--- Directions for this task ---
The listing below begins with the first line you should copy; stop after the line containing "plt.rcParams['font.family'] = ['Noto", and drop every picture.

######

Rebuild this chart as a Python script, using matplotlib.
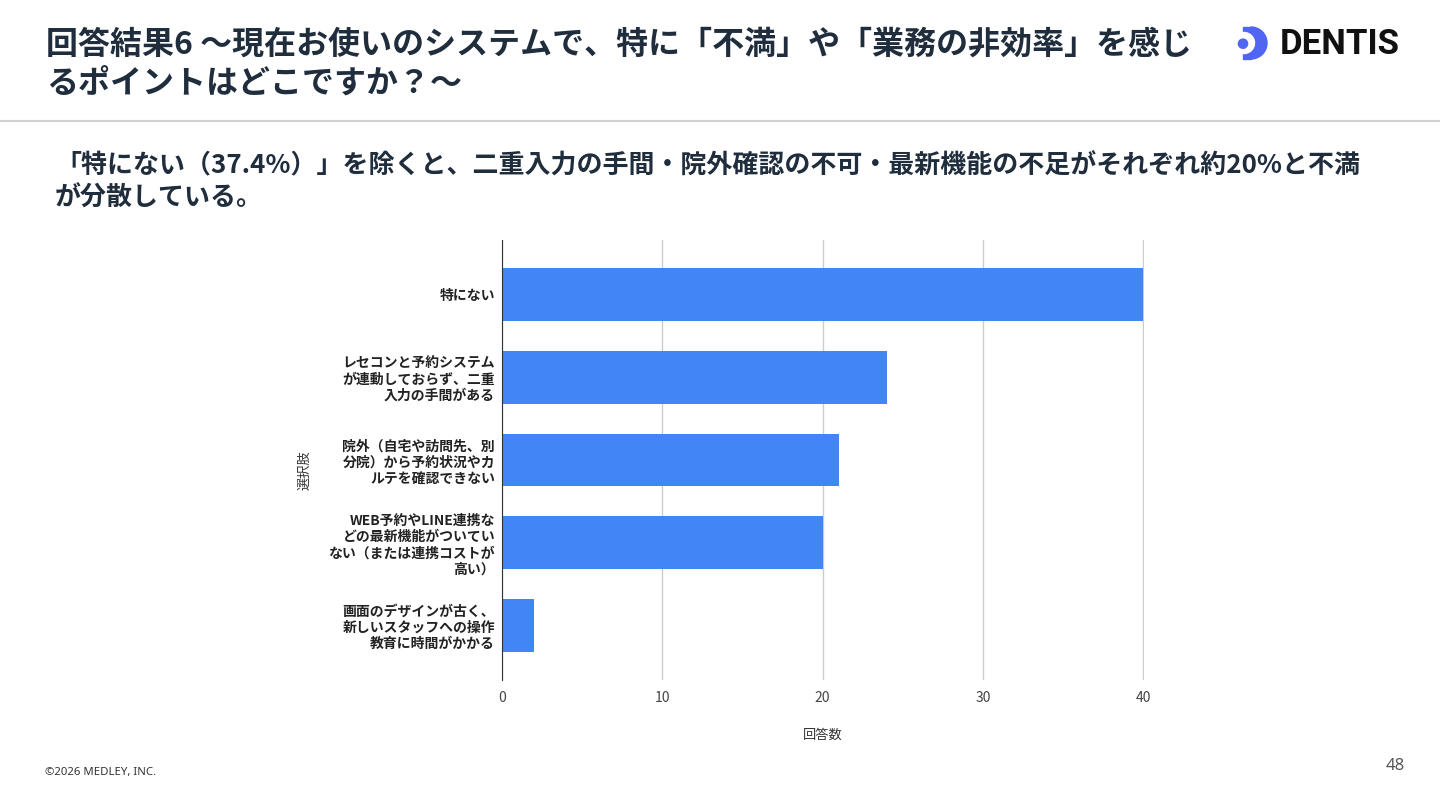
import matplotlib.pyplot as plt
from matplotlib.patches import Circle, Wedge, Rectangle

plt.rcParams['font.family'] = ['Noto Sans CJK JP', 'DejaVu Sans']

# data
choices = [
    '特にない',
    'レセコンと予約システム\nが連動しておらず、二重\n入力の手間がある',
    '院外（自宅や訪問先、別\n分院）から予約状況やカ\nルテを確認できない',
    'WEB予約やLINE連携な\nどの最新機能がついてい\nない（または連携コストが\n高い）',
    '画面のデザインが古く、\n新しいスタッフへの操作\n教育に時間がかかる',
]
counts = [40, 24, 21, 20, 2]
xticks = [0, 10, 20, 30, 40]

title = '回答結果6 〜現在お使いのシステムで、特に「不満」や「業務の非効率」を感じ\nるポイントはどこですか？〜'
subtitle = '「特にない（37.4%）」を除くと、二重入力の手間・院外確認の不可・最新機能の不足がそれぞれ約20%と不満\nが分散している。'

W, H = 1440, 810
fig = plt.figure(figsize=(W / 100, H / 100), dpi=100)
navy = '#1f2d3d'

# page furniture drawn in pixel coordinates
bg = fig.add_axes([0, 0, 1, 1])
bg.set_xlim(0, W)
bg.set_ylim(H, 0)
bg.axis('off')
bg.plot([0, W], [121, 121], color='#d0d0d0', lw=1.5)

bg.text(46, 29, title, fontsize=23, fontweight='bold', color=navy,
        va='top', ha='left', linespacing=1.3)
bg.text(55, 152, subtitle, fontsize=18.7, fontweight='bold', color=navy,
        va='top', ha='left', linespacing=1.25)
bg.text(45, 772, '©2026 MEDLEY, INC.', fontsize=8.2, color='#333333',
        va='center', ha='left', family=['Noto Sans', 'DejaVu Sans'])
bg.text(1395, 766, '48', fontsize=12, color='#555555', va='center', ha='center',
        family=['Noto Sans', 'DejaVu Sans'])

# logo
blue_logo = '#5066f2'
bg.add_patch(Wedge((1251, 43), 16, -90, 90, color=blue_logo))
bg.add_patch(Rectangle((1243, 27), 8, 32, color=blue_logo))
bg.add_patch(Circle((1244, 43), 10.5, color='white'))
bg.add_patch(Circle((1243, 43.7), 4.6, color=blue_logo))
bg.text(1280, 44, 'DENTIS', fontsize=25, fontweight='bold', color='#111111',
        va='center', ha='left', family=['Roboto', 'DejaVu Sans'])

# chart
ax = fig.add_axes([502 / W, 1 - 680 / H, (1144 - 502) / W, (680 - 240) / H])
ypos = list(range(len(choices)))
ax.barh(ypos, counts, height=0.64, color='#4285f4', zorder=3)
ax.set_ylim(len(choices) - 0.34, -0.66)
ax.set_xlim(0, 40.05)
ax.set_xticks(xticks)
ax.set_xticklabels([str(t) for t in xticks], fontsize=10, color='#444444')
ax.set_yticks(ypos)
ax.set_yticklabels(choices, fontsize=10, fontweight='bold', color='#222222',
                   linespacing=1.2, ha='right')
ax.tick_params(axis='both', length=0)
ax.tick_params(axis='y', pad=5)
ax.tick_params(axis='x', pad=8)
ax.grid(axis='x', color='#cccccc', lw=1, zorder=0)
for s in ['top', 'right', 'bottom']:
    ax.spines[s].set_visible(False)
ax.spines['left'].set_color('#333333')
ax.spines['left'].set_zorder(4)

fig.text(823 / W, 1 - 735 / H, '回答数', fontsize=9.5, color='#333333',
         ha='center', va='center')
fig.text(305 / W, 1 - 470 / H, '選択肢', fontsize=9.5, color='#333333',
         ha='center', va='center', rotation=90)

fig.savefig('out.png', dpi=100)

######

--- Written response ---
Rebuild this chart as a Python script, using matplotlib.
import matplotlib.pyplot as plt
from matplotlib.patches import Circle, Wedge, Rectangle

plt.rcParams['font.family'] = ['Noto Sans CJK JP', 'DejaVu Sans']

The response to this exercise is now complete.